Given instruction -
Filter the lines below, copying only those with the string "chart".

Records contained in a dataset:
----------------------------------------

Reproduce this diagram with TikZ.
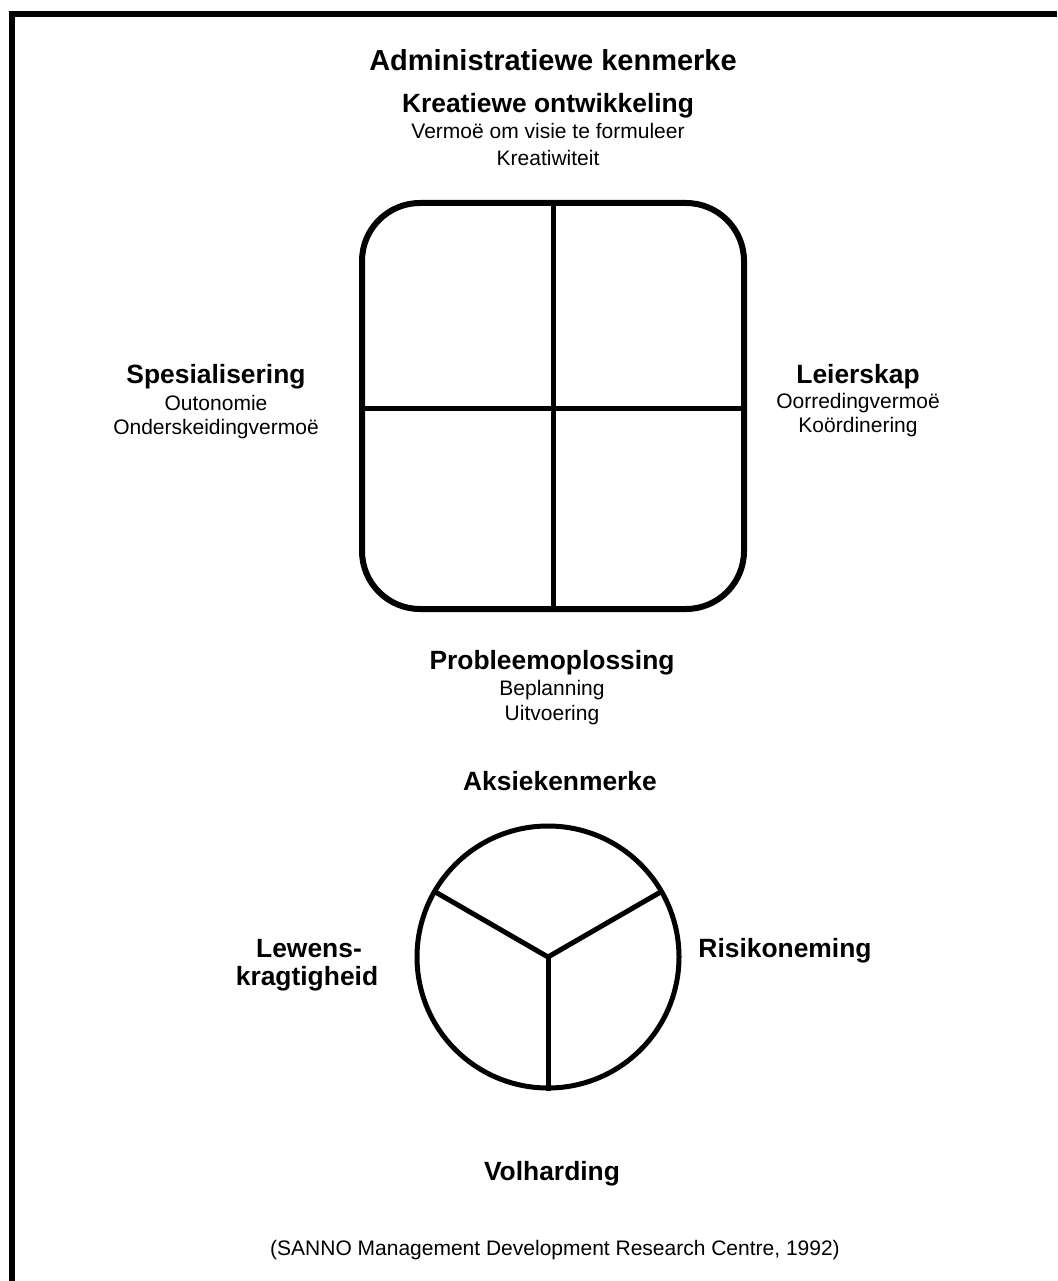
\documentclass[tikz,border=0pt]{standalone}
\usepackage{fontspec}
\setmainfont{Liberation Sans}
\begin{document}
\begin{tikzpicture}[x=1pt,y=-1pt,
  title/.style={font=\fontsize{29}{32}\selectfont\bfseries, anchor=base, inner sep=0pt},
  heading/.style={font=\fontsize{26.4}{28}\selectfont\bfseries, anchor=base, inner sep=0pt},
  detail/.style={font=\fontsize{21}{24}\selectfont, anchor=base, inner sep=0pt},
  outline/.style={line width=6pt},
  divider/.style={line width=5pt}]
\useasboundingbox (0,0) rectangle (1057,1281);

% page frame (top and left edges)
\draw[line width=6pt] (1057,14) -- (12,14) -- (12,1281);

% administrative characteristics
\node[title] (admin) at (553,71) {Administratiewe kenmerke};

\node[heading] (kreatief) at (548,113) {Kreatiewe ontwikkeling};
\node[detail]  (visie)    at (548,139) {Vermoë om visie te formuleer};
\node[detail]  (kreatiw)  at (548,166) {Kreatiwiteit};

\node[heading] (spes)  at (216,383) {Spesialisering};
\node[detail]  (outo)  at (216,410) {Outonomie};
\node[detail]  (onder) at (216,434) {Onderskeidingvermoë};

\node[heading] (leier) at (858,383) {Leierskap};
\node[detail]  (oorr)  at (858,408) {Oorredingvermoë};
\node[detail]  (koord) at (858,432) {Koördinering};

\node[heading] (prob)  at (552,669) {Probleemoplossing};
\node[detail]  (bepl)  at (552,695) {Beplanning};
\node[detail]  (uitv)  at (552,720) {Uitvoering};

% four-quadrant square
\coordinate (sqnw) at (362,203);
\coordinate (sqse) at (744,609);
\draw[outline, rounded corners=58pt] (sqnw) rectangle (sqse);
\draw[divider] (553,203) -- (553,609);
\draw[divider] (362,408) -- (744,408);

% action characteristics
\node[heading] (aksie) at (560,790) {Aksiekenmerke};

\coordinate (hub) at (548,957);
\draw[divider] (hub) circle (131);
\draw[divider] (hub) -- ++(210:131);
\draw[divider] (hub) -- ++(330:131);
\draw[divider] (hub) -- ++(90:134);

\node[heading] (lewens) at (309,957) {Lewens-};
\node[heading] (krag)   at (307,985) {kragtigheid};
\node[heading] (risiko) at (785,957) {Risikoneming};
\node[heading] (volh)   at (552,1180) {Volharding};

\node[detail] (bron) at (555,1255) {(SANNO Management Development Research Centre, 1992)};
\end{tikzpicture}
\end{document}
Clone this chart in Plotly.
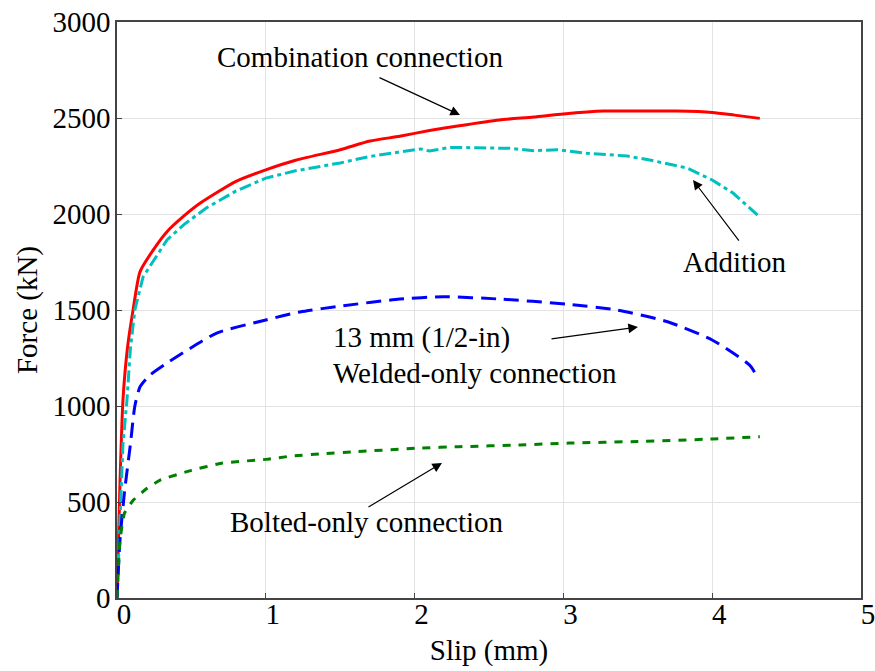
import plotly.graph_objects as go

# ---- data ----
comb_x = [0, 0.02, 0.04, 0.07, 0.108, 0.155, 0.25, 0.336, 0.45, 0.56, 0.8, 1.0, 1.2, 1.5, 1.7, 1.9,
          2.1, 2.3, 2.57, 2.8, 3.0, 3.27, 3.5, 3.76, 4.0, 4.15, 4.32]
comb_y = [0, 600, 1030, 1300, 1500, 1700, 1820, 1908, 1990, 2057, 2170, 2230, 2280, 2335, 2380, 2405,
          2435, 2460, 2490, 2505, 2521, 2536, 2537, 2536, 2529, 2515, 2498]

add_x = [0, 0.02, 0.04, 0.067, 0.09, 0.12, 0.175, 0.336, 0.45, 0.6, 0.8, 1.0, 1.2, 1.5, 1.7, 1.9,
         2.04, 2.1, 2.24, 2.42, 2.64, 2.8, 2.96, 3.16, 3.43, 3.58, 3.83, 4.0, 4.14, 4.32]
add_y = [0, 450, 800, 1031, 1300, 1500, 1672, 1865, 1945, 2031, 2120, 2187, 2225, 2266, 2300, 2323,
         2339, 2328, 2347, 2345, 2342, 2330, 2335, 2316, 2302, 2281, 2240, 2177, 2109, 1984]

weld_x = [0, 0.02, 0.05, 0.09, 0.12, 0.155, 0.22, 0.336, 0.47, 0.67, 1.0, 1.23, 1.52, 1.9, 2.19,
          2.57, 3.02, 3.36, 3.7, 4.0, 4.25, 4.3]
weld_y = [0, 300, 550, 800, 1000, 1100, 1160, 1224, 1290, 1380, 1448, 1490, 1522, 1557, 1569,
          1557, 1531, 1500, 1439, 1344, 1214, 1156]

bolt_x = [0, 0.02, 0.05, 0.11, 0.2, 0.29, 0.5, 0.71, 1.0, 1.18, 1.36, 1.6, 2.04, 2.3, 2.71, 3.04,
          3.5, 4.0, 4.32]
bolt_y = [0, 300, 442, 510, 570, 614, 665, 703, 722, 740, 750, 762, 781, 788, 797, 807,
          815, 828, 840]

x_ticks = [0, 1, 2, 3, 4, 5]
y_ticks = [0, 500, 1000, 1500, 2000, 2500, 3000]

FONT = "Liberation Serif, Times New Roman, serif"
FS = 29

fig = go.Figure()
fig.add_trace(go.Scatter(x=comb_x, y=comb_y, mode="lines", name="Combination connection",
                         line=dict(color="#ff0000", width=3, shape="spline", smoothing=0.6)))
fig.add_trace(go.Scatter(x=add_x, y=add_y, mode="lines", name="Addition",
                         line=dict(color="#00bfbf", width=3, dash="12px,4px,4px,4px")))
fig.add_trace(go.Scatter(x=weld_x, y=weld_y, mode="lines", name="Welded-only connection",
                         line=dict(color="#0000ff", width=3, dash="15px,8px", shape="spline", smoothing=0.6)))
fig.add_trace(go.Scatter(x=bolt_x, y=bolt_y, mode="lines", name="Bolted-only connection",
                         line=dict(color="#008000", width=3, dash="8px,8px", shape="spline", smoothing=0.4)))

txt = dict(family=FONT, size=FS, color="black")
texts = [
    ("Combination connection", 1.633, 2818, "center"),
    ("Addition", 4.153, 1750, "center"),
    ("13 mm (1/2-in)", 1.44, 1359, "left"),
    ("Welded-only connection", 1.44, 1172, "left"),
    ("Bolted-only connection", 1.68, 396, "center"),
]
for t, x, y, anc in texts:
    fig.add_annotation(x=x, y=y, text=t, showarrow=False, xanchor=anc, yanchor="middle", font=txt)

arrows = [
    (1.754, 2714, 2.305, 2516),
    (4.187, 1854, 3.871, 2177),
    (2.910, 1349, 3.501, 1411),
    (1.680, 469, 2.184, 703),
]
for ax, ay, x, y in arrows:
    fig.add_annotation(x=x, y=y, ax=ax, ay=ay, xref="x", yref="y", axref="x", ayref="y",
                       text="", showarrow=True, arrowhead=2, arrowsize=1.6, arrowwidth=1.2,
                       arrowcolor="black", standoff=0, startstandoff=0)

axis_common = dict(showline=True, linecolor="#444444", linewidth=1.5, mirror=True,
                   showgrid=True, gridcolor="#e3e3e3", gridwidth=1,
                   ticks="inside", ticklen=5, tickcolor="#444444", automargin=False,
                   ticklabeloverflow="allow",
                   tickfont=dict(family=FONT, size=FS, color="black"), zeroline=False)

fig.update_xaxes(range=[0, 5], tickvals=x_ticks, ticktext=[str(v) for v in x_ticks],
                 title=dict(text="Slip (mm)", font=dict(family=FONT, size=FS, color="black"), standoff=11),
                 ticklabelshift=7, ticklabelstandoff=-11, **axis_common)
fig.update_yaxes(range=[0, 3000], tickvals=y_ticks, ticktext=[str(v) for v in y_ticks],
                 title=dict(text="Force (kN)", font=dict(family=FONT, size=FS, color="black"), standoff=6),
                 ticklabelstandoff=-1, **axis_common)

fig.update_layout(width=875, height=671, margin=dict(l=117, r=14, t=22, b=73, autoexpand=False),
                  plot_bgcolor="white", paper_bgcolor="white", showlegend=False)

fig.write_html("out.html")
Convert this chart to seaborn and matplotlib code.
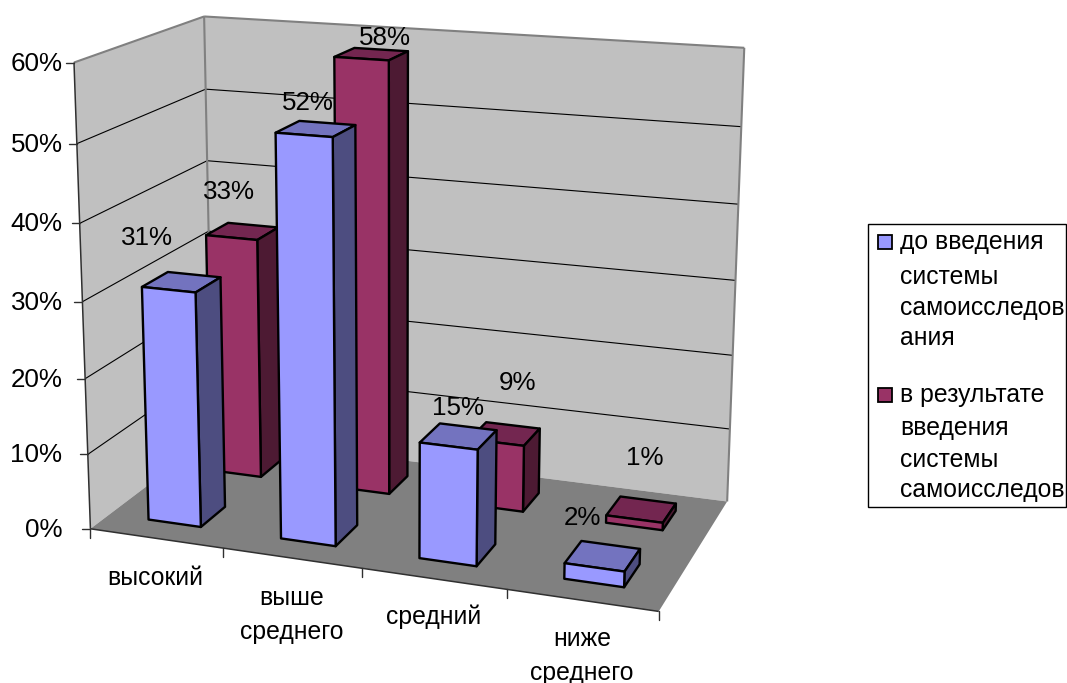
import numpy as np
import matplotlib
matplotlib.use("Agg")
import matplotlib.pyplot as plt
import seaborn as sns

categories = ["высокий", "выше\nсреднего", "средний", "ниже\nсреднего"]
before = [0.31, 0.52, 0.15, 0.02]
after = [0.33, 0.58, 0.09, 0.01]
before_labels = ["31%", "52%", "15%", "2%"]
after_labels = ["33%", "58%", "9%", "1%"]
z_ticks = [0.0, 0.1, 0.2, 0.3, 0.4, 0.5, 0.6]
z_labels = ["0%", "10%", "20%", "30%", "40%", "50%", "60%"]
legend_before = ["до введения", "системы", "самоисследов", "ания"]
legend_after = ["в результате", "введения", "системы", "самоисследов"]

sns.set_theme(style="white")
plt.rcParams["font.family"] = ["Liberation Sans", "DejaVu Sans"]
FS = 17.8
FS_NUM = 18.7

# камера: подбираем проекцию по опорным точкам (категория, глубина, значение) -> пиксели
world = np.array([
    [0, 0, 0], [1, 0, 0], [2, 0, 0], [3, 0, 0], [4, 0, 0],
    [4, 2, 0], [0, 2, 0], [0, 0, .6], [0, 2, .6], [4, 2, .6],
    [0, 0, .1], [0, 0, .5], [4, 2, .1], [0, 2, .3],
], dtype=float)
pixels = np.array([
    [90, 528], [224, 548], [362, 569], [506, 590], [658, 612],
    [728, 500], [212, 436], [74, 62], [204, 16], [744, 48],
    [88, 454], [77, 143.5], [730, 429], [209, 233],
], dtype=float)

A, b = [], []
for (x, d, z), (u, v) in zip(world, pixels):
    A.append([x, d, z, 1, 0, 0, 0, 0, -u * x, -u * d, -u * z])
    A.append([0, 0, 0, 0, x, d, z, 1, -v * x, -v * d, -v * z])
    b += [u, v]
cam = np.linalg.lstsq(np.array(A), np.array(b), rcond=None)[0]


def proj(x, d, z):
    w = cam[8] * x + cam[9] * d + cam[10] * z + 1
    return ((cam[0] * x + cam[1] * d + cam[2] * z + cam[3]) / w,
            (cam[4] * x + cam[5] * d + cam[6] * z + cam[7]) / w)


def face(ax, pts, color, lw=1.7, ec="black", zorder=2):
    xy = [proj(*p) for p in pts]
    ax.fill([p[0] for p in xy], [p[1] for p in xy], facecolor=color,
            edgecolor=ec, linewidth=lw, joinstyle="round", zorder=zorder)


def line(ax, p0, p1, color="black", lw=0.8, zorder=1):
    a, b = proj(*p0), proj(*p1)
    ax.plot([a[0], b[0]], [a[1], b[1]], color=color, lw=lw, zorder=zorder,
            solid_capstyle="butt")


def bar(ax, cat, d0, d1, val, cols):
    x0, x1 = cat + 0.30, cat + 0.70
    face(ax, [(x0, d0, val), (x1, d0, val), (x1, d1, val), (x0, d1, val)], cols[2])
    face(ax, [(x1, d0, 0), (x1, d1, 0), (x1, d1, val), (x1, d0, val)], cols[1])
    face(ax, [(x0, d0, 0), (x1, d0, 0), (x1, d0, val), (x0, d0, val)], cols[0])


fig = plt.figure(figsize=(10.67, 6.83), dpi=100)
ax = fig.add_axes([0, 0, 1, 1])
ax.set_xlim(0, 1067)
ax.set_ylim(683, 0)
ax.axis("off")

# стены и пол
WALL = "#C0C0C0"
face(ax, [(0, 0, 0), (0, 2, 0), (0, 2, .6), (0, 0, .6)], WALL, lw=0, ec="none", zorder=0)
face(ax, [(0, 2, 0), (4, 2, 0), (4, 2, .6), (0, 2, .6)], WALL, lw=0, ec="none", zorder=0)
for z in z_ticks[1:-1]:
    line(ax, (0, 0, z), (0, 2, z))
    line(ax, (0, 2, z), (4, 2, z))
face(ax, [(0, 0, 0), (4, 0, 0), (4, 2, 0), (0, 2, 0)], "#808080", lw=0, ec="none", zorder=1)
line(ax, (0, 0, .6), (0, 2, .6), "#808080", 1.5)
line(ax, (0, 2, .6), (4, 2, .6), "#808080", 1.5)
line(ax, (0, 2, 0), (0, 2, .6), "#808080", 1.5)
line(ax, (4, 2, 0), (4, 2, .6), "#808080", 1.5)
line(ax, (0, 0, 0), (0, 0, .6), "#303030", 1.1)
line(ax, (0, 0, 0), (4, 0, 0), "#303030", 1.1)

# оси
for z, lab in zip(z_ticks, z_labels):
    u, v = proj(0, 0, z)
    ax.plot([u - 8, u], [v, v], color="#303030", lw=1.0)
    ax.text(62.5, v + 1, lab, ha="right", va="center", fontsize=FS_NUM, color="black")
for i in range(5):
    u, v = proj(i, 0, 0)
    ax.plot([u, u], [v, v + 9], color="#303030", lw=1.0)

cat_pos = [(155, 578), (292, 598), (434, 617), (582, 639)]
for lab, (u, v) in zip(categories, cat_pos):
    for k, part in enumerate(lab.split("\n")):
        ax.text(u, v + k * 34, part, ha="center", va="center", fontsize=FS, color="black")

# столбцы: сначала дальний ряд
BLUE = ["#9999FF", "#4D4D80", "#7373BF"]
RED = ["#993366", "#4D1A33", "#732650"]
for i, val in enumerate(after):
    bar(ax, i, 1.32, 1.70, val, RED)
for i, val in enumerate(before):
    bar(ax, i, 0.29, 0.69, val, BLUE)

before_pos = [(147, 238), (308, 103), (458, 408), (582, 518)]
after_pos = [(229, 192), (385, 38), (518, 383), (645, 458)]
for lab, (u, v) in zip(before_labels + after_labels, before_pos + after_pos):
    ax.text(u, v, lab, ha="center", va="center", fontsize=FS_NUM, color="black", zorder=5)

# легенда
ax.add_patch(plt.Rectangle((868, 224), 198, 283, fc="white", ec="black", lw=1.0, zorder=3))
for txt, ys, col in [(legend_before, [242, 277, 308, 338], BLUE[0]),
                     (legend_after, [395, 428, 460, 490], RED[0])]:
    ax.add_patch(plt.Rectangle((878, ys[0] - 7), 14, 14, fc=col, ec="black", lw=1.3, zorder=4))
    for t, y in zip(txt, ys):
        ax.text(900, y, t, ha="left", va="center", fontsize=FS, color="black", zorder=5)

fig.savefig("out.png", dpi=100)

----------------------------------------

Response for this exercise -
Clone this chart in Plotly.
Convert this chart to seaborn and matplotlib code.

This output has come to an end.